L’œuvre romanesque Gouverneurs de la rosée est publiée en 1944, quelques mois après la mort de son auteur. L’œuvre est répertoriée dans la catégorie de romans paysans. Ce sont des romans dont le récit se déroule dans un univers rural et les protagonistes sont le plus souvent des ruraux. Mais ce roman demeure par ailleurs un roman indigéniste puisqu’il accorde une large place aux mœurs, aux traditions, aux croyances nationales. Placé dans la catégorie indigéniste, on s’appuiera alors sur la théorie littéraire développée par les tenants de cette école afin d’asseoir notre travail. L’école indigéniste constitue l’un des mouvements du XXe siècle en Haïti. Les principaux théoriciens sont Jean-Price Mars et Carl Brouard. Ils prônaient un retour à nos sources culturelles authentiques, à notre identité de peuple, à la culture populaire. Ils clamaient la remise en valeur de nos coutumes, de nos mœurs, de la part d’africanité tout en assumant notre haïtianité.
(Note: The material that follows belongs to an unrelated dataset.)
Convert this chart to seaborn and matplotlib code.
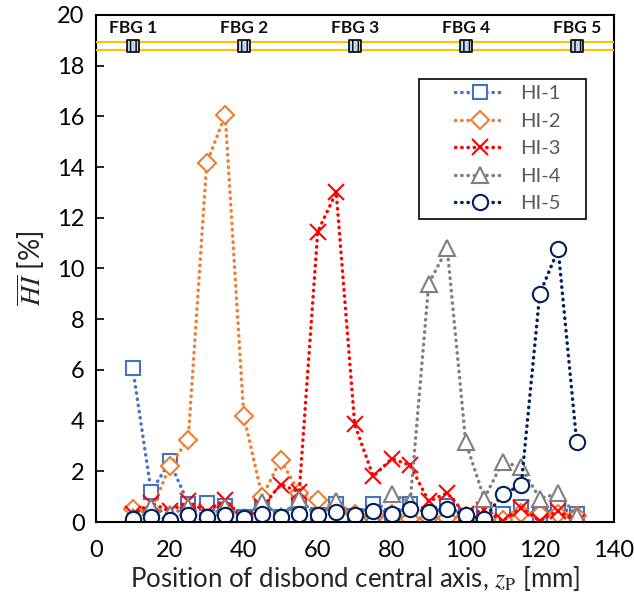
import matplotlib
matplotlib.use('Agg')
import matplotlib.pyplot as plt
from matplotlib.patches import Rectangle
import seaborn as sns

# posições do eixo central do descolamento (mm)
z_p = [10, 15, 20, 25, 30, 35, 40, 45, 50, 55, 60, 65, 70,
       75, 80, 85, 90, 95, 100, 105, 110, 115, 120, 125, 130]

hi_1 = [6.07, 1.19, 2.39, 0.73, 0.75, 0.62, 0.2, 0.78, 0.2, 0.78, 0.28, 0.72, 0.25,
        0.72, 0.25, 0.7, 0.3, 0.62, 0.25, 0.4, 0.3, 0.6, 0.25, 0.6, 0.3]
hi_2 = [0.52, 0.4, 2.22, 3.25, 14.15, 16.05, 4.2, 1.0, 2.46, 1.15, 0.88, 0.55, 0.3,
        0.16, 0.3, 0.12, 0.16, 0.16, 0.25, 0.05, 0.1, 0.35, 0.3, 0.3, 0.25]
hi_3 = [0.3, 0.75, 0.43, 0.82, 0.4, 0.89, 0.12, 0.6, 1.48, 1.19, 11.45, 13.0, 3.85,
        1.8, 2.5, 2.24, 0.82, 1.15, 0.3, 0.47, 0.05, 0.55, 0.05, 0.45, 0.0]
hi_4 = [0.2, 0.6, 0.3, 0.6, 0.2, 0.6, 0.2, 0.78, 0.25, 0.9, 0.25, 0.85, 0.2,
        0.25, 1.1, 0.8, 9.4, 10.8, 3.15, 0.93, 2.38, 2.16, 0.93, 1.13, 0.24]
hi_5 = [0.12, 0.19, 0.1, 0.27, 0.19, 0.27, 0.16, 0.32, 0.19, 0.33, 0.27, 0.4, 0.27,
        0.45, 0.33, 0.53, 0.4, 0.52, 0.27, 0.12, 1.11, 1.45, 9.0, 10.75, 3.14]

labels = ['HI-1', 'HI-2', 'HI-3', 'HI-4', 'HI-5']
cores = ['#4472C4', '#ED7D31', '#FF0000', '#7F7F7F', '#002060']
marcadores = ['s', 'D', 'x', '^', 'o']
tamanhos = [10, 9.5, 12, 11.5, 11]

# sensores FBG
fbg_nomes = ['FBG 1', 'FBG 2', 'FBG 3', 'FBG 4', 'FBG 5']
fbg_pos = [10, 40, 70, 100, 130]
fibra_y = [18.62, 18.95]
fbg_y = 18.78
fbg_texto_y = 19.5

sns.set_style('white')
plt.rcParams['font.family'] = ['Lato', 'DejaVu Sans']
plt.rcParams['mathtext.fontset'] = 'stix'

fig = plt.figure(figsize=(6.34, 5.96), dpi=100)
ax = fig.add_axes([0.151, 0.124, 0.817, 0.851])

series = [hi_1, hi_2, hi_3, hi_4, hi_5]
for vals, lab, cor, mk, ms in zip(series, labels, cores, marcadores, tamanhos):
    sns.lineplot(x=z_p, y=vals, ax=ax, label=lab, color=cor, marker=mk,
                 markersize=ms, markerfacecolor='white', markeredgecolor=cor,
                 markeredgewidth=1.5, linewidth=2.5,
                 linestyle=(0, (0.1, 1.7)), dash_capstyle='round')

# fibra e sensores
for fy in fibra_y:
    ax.axhline(fy, color='#FFC000', linewidth=1.5, zorder=3)
ax.scatter(fbg_pos, [fbg_y] * len(fbg_pos), marker='s', s=70, facecolor='#BDD7EE',
           edgecolor='black', linewidth=1.2, hatch='|||', zorder=4)
for nome, px in zip(fbg_nomes, fbg_pos):
    ax.text(px, fbg_texto_y, nome, ha='center', va='center', fontsize=12.5,
            fontweight='bold', color='#111111')

ax.set_xlim(0, 140)
ax.set_ylim(0, 20)
ax.set_xticks(range(0, 141, 20))
ax.set_yticks(range(0, 21, 2))
ax.tick_params(axis='both', direction='in', length=6, width=1.2, labelsize=17,
               colors='black', left=True, bottom=True)
ax.tick_params(axis='x', pad=13)
ax.tick_params(axis='y', pad=8)
for s in ax.spines.values():
    s.set_color('black')
    s.set_linewidth(1.5)

ax.set_xlabel(r'Position of disbond central axis, $z_{\mathrm{P}}$ [mm]', fontsize=18.5,
              labelpad=2)
ax.set_ylabel(r'$\overline{HI}$ [%]', fontsize=20, labelpad=7)

# legenda com moldura larga (como no Excel)
ax.add_patch(Rectangle((0.625, 0.598), 0.321, 0.276, transform=ax.transAxes,
                       facecolor='white', edgecolor='black', linewidth=1.2, zorder=5))
leg = ax.legend(loc='center', bbox_to_anchor=(0.795, 0.736), fontsize=14.5,
                handlelength=2.5, handletextpad=0.75, labelspacing=0.52,
                borderpad=0.2, frameon=False)
leg.set_zorder(6)
for t in leg.get_texts():
    t.set_color('#595959')

fig.savefig('out.png', dpi=100)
Les écrivains haïtiens de l’époque ont puisé dans les mœurs, dans la religion, et la culture nationale afin de produire des œuvres et contribuer à la renaissance culture de l’homme haïtien. « Soyonsnous-mêmes le plus complètement possible », a proclamé le Docteur Jean Price-Mars dans « Ainsi parla l’Oncle » (1928). Carl Brouard, dans la « Doctrine de la nouvelle école », texte paru dans la Revue des Griots, a exprimé le point de vue littéraire des écrivains de l’époque en ces termes : « nous remîmes en honneur l’assortor et l’asson. Nos regards nostalgiques se dirigèrent vers l’Afrique douloureuse et maternelle » ( Brouard, 1963 : 77). Plus loin, dans la théorie de l’école indigéniste, Brouard appelle de ses vœux l’avènement d’une civilisation originale, intégralement haïtienne, fruit du mélange savamment orchestré « des splendeurs de l’Antique Saba à la raison latine » (Fardin, 2013 : 310). « Mais cette civilisation originale, où pouvons-nous la puiser si ce n’est dans le peuple » ( Brouard, 1963 : 77, Fardin, 2013 : 311),conclut-il ? L’assotor et l’asson constituent deux objets utilisés dans le culte vaudou haïtien. Ils jouent une fonction-clef dans l’interpellation des divinités vaudoues et l’exercice du culte. Ainsi la place et le rôle du fait religieux dans Gouverneurs de la rosée peuvent-ils être mieux compris et expliqué à travers les idées et les théories avancées entre autres, par le Docteur Price-Mars et le poète Carl Brouard, dans la doctrine de la nouvelle école.

 

Le fait religieux, entre jonction et divergence de vues: le cas de Gouverneurs de la rosée

Aussi les termes « jonction » et « disjonction » employés dans cet article peuvent être définis pour le premier par « point commun » et le second terme « disjonction » par « écart », « divergence de point de vue ».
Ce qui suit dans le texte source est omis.